## Your instructions
In the lines below, output everything from the first line through the line containing "from matplotlib.lines import Line2D" exactly as it is. Pictures are not part of the output.

──────

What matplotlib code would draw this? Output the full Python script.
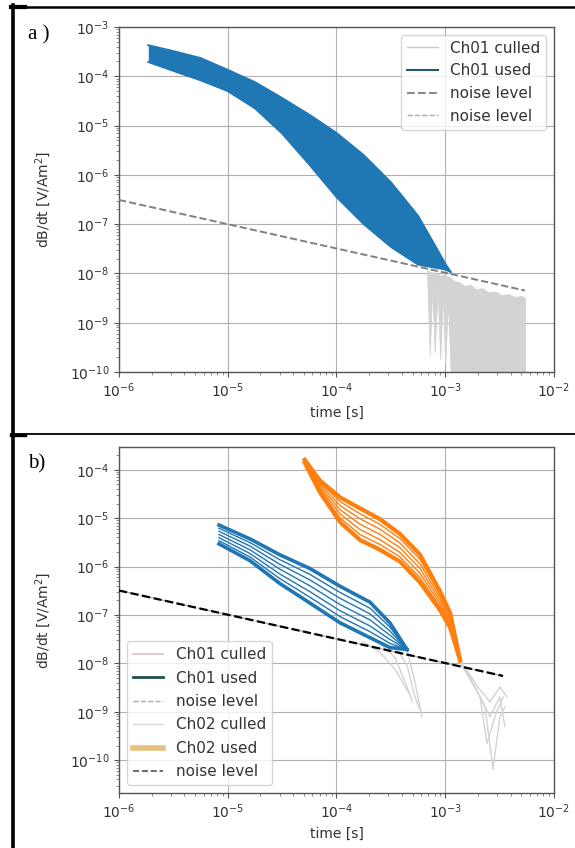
import numpy as np
import matplotlib
matplotlib.use("Agg")
import matplotlib.pyplot as plt
from matplotlib.lines import Line2D

# ---------------- panel a: channel 1, all soundings ----------------
a_time = [1.86e-6, 3.16e-6, 5.62e-6, 1.0e-5, 1.78e-5, 3.16e-5, 5.62e-5,
          1.0e-4, 1.78e-4, 3.16e-4, 5.62e-4, 1.0e-3, 1.12e-3]
# envelope of the used channel-1 data (log10 of dB/dt)
a_used_hi_log = [-3.37, -3.49, -3.63, -3.87, -4.12, -4.44, -4.78,
                 -5.15, -5.60, -6.15, -6.83, -7.80, -7.97]
a_used_lo_log = [-3.71, -3.89, -4.08, -4.30, -4.65, -5.16, -5.79,
                 -6.45, -7.00, -7.46, -7.82, -7.92, -7.97]

# culled late-time gates (below noise)
a_cull_time = [6.8e-4, 7.2e-4, 7.6e-4, 8.0e-4, 8.5e-4, 9.0e-4, 9.5e-4, 1.0e-3,
               1.06e-3, 1.12e-3, 1.2e-3, 1.35e-3, 1.5e-3, 1.7e-3, 1.9e-3, 2.2e-3,
               2.5e-3, 2.9e-3, 3.3e-3, 3.8e-3, 4.4e-3, 5.0e-3, 5.4e-3]
a_cull_hi = [1.15e-8, 1.05e-8, 1.08e-8, 1.0e-8, 9.8e-9, 9.2e-9, 9.4e-9, 8.6e-9,
             8.8e-9, 8.2e-9, 7.0e-9, 6.6e-9, 5.6e-9, 5.9e-9, 4.8e-9, 5.0e-9,
             4.1e-9, 4.3e-9, 3.6e-9, 3.8e-9, 3.3e-9, 3.5e-9, 3.2e-9]
a_cull_lo = [1.0e-8, 2.2e-10, 6.0e-9, 2.5e-10, 5.0e-9, 1.8e-10, 4.0e-9, 1.5e-10,
             3.0e-9, 1.0e-10, 1e-11, 1e-11, 1e-11, 1e-11, 1e-11, 1e-11,
             1e-11, 1e-11, 1e-11, 1e-11, 1e-11, 1e-11, 1e-11]

a_noise_time = [1.0e-6, 5.4e-3]
a_noise_val = [3.1e-7, 4.5e-9]

# ---------------- panel b: channel 1 and channel 2, one line ----------------
b_ch01_time = [8.3e-6, 1.6e-5, 3.0e-5, 5.7e-5, 1.08e-4, 2.03e-4, 3.1e-4, 4.45e-4]
b_ch01_used_log = [
    [-5.143, -5.429, -5.755, -6.041, -6.408, -6.735, -7.163, -7.714],
    [-5.209, -5.505, -5.856, -6.162, -6.536, -6.860, -7.250, -7.714],
    [-5.271, -5.577, -5.950, -6.277, -6.657, -6.977, -7.331, -7.714],
    [-5.337, -5.654, -6.051, -6.398, -6.786, -7.102, -7.418, -7.714],
    [-5.403, -5.730, -6.152, -6.519, -6.914, -7.227, -7.505, -7.714],
    [-5.465, -5.802, -6.246, -6.634, -7.035, -7.344, -7.586, -7.714],
    [-5.531, -5.878, -6.347, -6.755, -7.163, -7.469, -7.673, -7.714],
]

b_ch02_time = [5.1e-5, 7.05e-5, 1.08e-4, 1.64e-4, 2.51e-4, 3.84e-4, 5.86e-4,
               8.95e-4, 1.11e-3, 1.37e-3]
b_ch02_used_log = [
    [-3.796, -4.224, -4.571, -4.796, -5.020, -5.327, -5.755, -6.510, -6.959, -7.939],
    [-3.806, -4.266, -4.658, -4.907, -5.128, -5.424, -5.852, -6.576, -7.011, -7.939],
    [-3.816, -4.305, -4.740, -5.011, -5.229, -5.515, -5.944, -6.638, -7.060, -7.939],
    [-3.827, -4.347, -4.827, -5.123, -5.337, -5.613, -6.041, -6.704, -7.112, -7.939],
    [-3.837, -4.388, -4.913, -5.234, -5.444, -5.710, -6.138, -6.770, -7.164, -7.939],
    [-3.847, -4.427, -4.995, -5.338, -5.545, -5.801, -6.229, -6.832, -7.213, -7.939],
    [-3.857, -4.469, -5.082, -5.449, -5.653, -5.898, -6.327, -6.898, -7.265, -7.939],
]

# culled gates of channel 1 (time, log10 value)
b_ch01_cull = [
    ([4.45e-4, 5.27e-4, 6.1e-4], [-7.714, -8.388, -9.102]),
    ([3.45e-4, 4.45e-4, 5.27e-4, 5.8e-4], [-7.633, -8.041, -8.694, -8.939]),
    ([2.51e-4, 3.45e-4, 4.45e-4, 5.0e-4], [-7.592, -7.878, -8.490, -8.796]),
    ([1.75e-4, 2.51e-4, 3.45e-4, 4.75e-4], [-7.551, -7.776, -8.122, -8.653]),
]
# culled gates of channel 2
b_ch02_cull = [
    ([1.37e-3, 1.88e-3, 2.58e-3, 3.18e-3, 3.54e-3], [-7.939, -8.490, -9.102, -8.694, -9.306]),
    ([1.37e-3, 1.69e-3, 2.32e-3, 2.75e-3, 3.18e-3, 3.54e-3], [-7.939, -8.286, -8.898, -10.184, -9.102, -8.898]),
    ([1.37e-3, 2.09e-3, 2.42e-3, 2.86e-3, 3.40e-3], [-7.980, -8.694, -9.653, -9.102, -8.694]),
    ([1.52e-3, 2.0e-3, 2.58e-3, 3.18e-3, 3.70e-3], [-8.082, -8.490, -8.796, -8.490, -8.694]),
]

b_noise_time = [1.0e-6, 3.4e-3]
b_noise_val = [3.2e-7, 5.5e-9]

BLUE = "#1f77b4"
ORANGE = "#ff7f0e"
CULL = "#d3d3d3"
TXT = "#333333"

W, H = 575, 848
fig = plt.figure(figsize=(W / 100, H / 100), dpi=100)
fig.patch.set_facecolor("white")


def px_axes(x0, y0, x1, y1):
    return fig.add_axes([x0 / W, 1 - y1 / H, (x1 - x0) / W, (y1 - y0) / H])


def style(ax, ylim):
    ax.set_xscale("log")
    ax.set_yscale("log")
    ax.set_xlim(1e-6, 1e-2)
    ax.set_ylim(*ylim)
    ax.grid(True, which="major", color="#b0b0b0", lw=0.8)
    ax.set_axisbelow(True)
    for s in ax.spines.values():
        s.set_color("#555555")
        s.set_linewidth(1.0)
    ax.tick_params(colors="#555555", labelcolor=TXT, labelsize=10)
    ax.tick_params(which="minor", colors="#777777")
    ax.set_xlabel("time [s]", fontsize=10, color=TXT)
    ax.set_ylabel("dB/dt [V/Am$^2$]", fontsize=10, color=TXT)
    ax.yaxis.set_label_coords(-0.152, 0.5)


# ---- panel a ----
axa = px_axes(119, 27, 554, 372)
style(axa, (1e-10, 1e-3))
axa.fill_between(a_cull_time, a_cull_hi, a_cull_lo, color=CULL, lw=0.6, zorder=2)
hi = 10.0 ** np.array(a_used_hi_log)
lo = 10.0 ** np.array(a_used_lo_log)
axa.fill_between(a_time, hi, lo, color=BLUE, lw=0, zorder=3)
axa.plot(a_time, hi, color=BLUE, lw=1.4, zorder=3)
axa.plot(a_time, lo, color=BLUE, lw=1.4, zorder=3)
axa.plot(a_noise_time, a_noise_val, color="#808080", ls="--", lw=1.4, zorder=4)

leg_a = [
    Line2D([], [], color="#cfc6c6", lw=1.0),
    Line2D([], [], color="#245a66", lw=1.5),
    Line2D([], [], color="#8a8a8a", lw=1.5, ls="--"),
    Line2D([], [], color="#aaaaaa", lw=1.0, ls="--"),
]
axa.legend(leg_a, ["Ch01 culled", "Ch01 used", "noise level", "noise level"],
           loc="upper right", fontsize=11, labelcolor=TXT)

# ---- panel b ----
axb = px_axes(119, 447, 554, 793)
style(axb, (2.1e-11, 2.95e-4))
for t, v in b_ch01_cull:
    axb.plot(t, 10.0 ** np.array(v), color=CULL, lw=1.0, zorder=2)
for t, v in b_ch02_cull:
    axb.plot(t, 10.0 ** np.array(v), color=CULL, lw=1.0, zorder=2)
n1 = len(b_ch01_used_log)
for i, v in enumerate(b_ch01_used_log):
    edge = i in (0, n1 - 1)
    axb.plot(b_ch01_time, 10.0 ** np.array(v), color=BLUE,
             lw=2.6 if edge else 1.0, zorder=3)
n2 = len(b_ch02_used_log)
for i, v in enumerate(b_ch02_used_log):
    edge = i in (0, n2 - 1)
    axb.plot(b_ch02_time, 10.0 ** np.array(v), color=ORANGE,
             lw=3.0 if edge else 1.0, zorder=3)
axb.plot(b_noise_time, b_noise_val, color="#aaaaaa", ls="--", lw=1.0, zorder=4)
axb.plot(b_noise_time, b_noise_val, color="black", ls="--", lw=1.6, zorder=4)

leg_b = [
    Line2D([], [], color="#e0cccc", lw=1.5),
    Line2D([], [], color="#1e4f4f", lw=2.0),
    Line2D([], [], color="#aaaaaa", lw=1.0, ls="--"),
    Line2D([], [], color="#d8d8d8", lw=1.0),
    Line2D([], [], color="#e5c27a", lw=4.0),
    Line2D([], [], color="#555555", lw=1.2, ls="--"),
]
axb.legend(leg_b, ["Ch01 culled", "Ch01 used", "noise level",
                   "Ch02 culled", "Ch02 used", "noise level"],
           loc="lower left", fontsize=11, labelspacing=0.55, labelcolor=TXT)

# ---- panel frame and labels ----
def hline(y, x0, x1, lw):
    fig.add_artist(Line2D([x0 / W, x1 / W], [1 - y / H, 1 - y / H],
                          transform=fig.transFigure, color="black", lw=lw))


def vline(x, y0, y1, lw):
    fig.add_artist(Line2D([x / W, x / W], [1 - y0 / H, 1 - y1 / H],
                          transform=fig.transFigure, color="black", lw=lw))


hline(6.5, 11, W, 1.8)
hline(7, 11, 25, 3.0)
hline(434.3, 11, W, 1.3)
hline(434.5, 11, 25, 2.4)
vline(12.8, 5, H, 2.6)

serif = ["Liberation Serif", "DejaVu Serif"]
fig.text(28 / W, 1 - 39 / H, "a )", fontsize=15, family=serif, ha="left", va="baseline")
fig.text(28 / W, 1 - 468 / H, "b)", fontsize=15, family=serif, ha="left", va="baseline")

fig.savefig("out.png", dpi=100, facecolor="white")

──────

## The reply
What matplotlib code would draw this? Output the full Python script.
import numpy as np
import matplotlib
matplotlib.use("Agg")
import matplotlib.pyplot as plt
from matplotlib.lines import Line2D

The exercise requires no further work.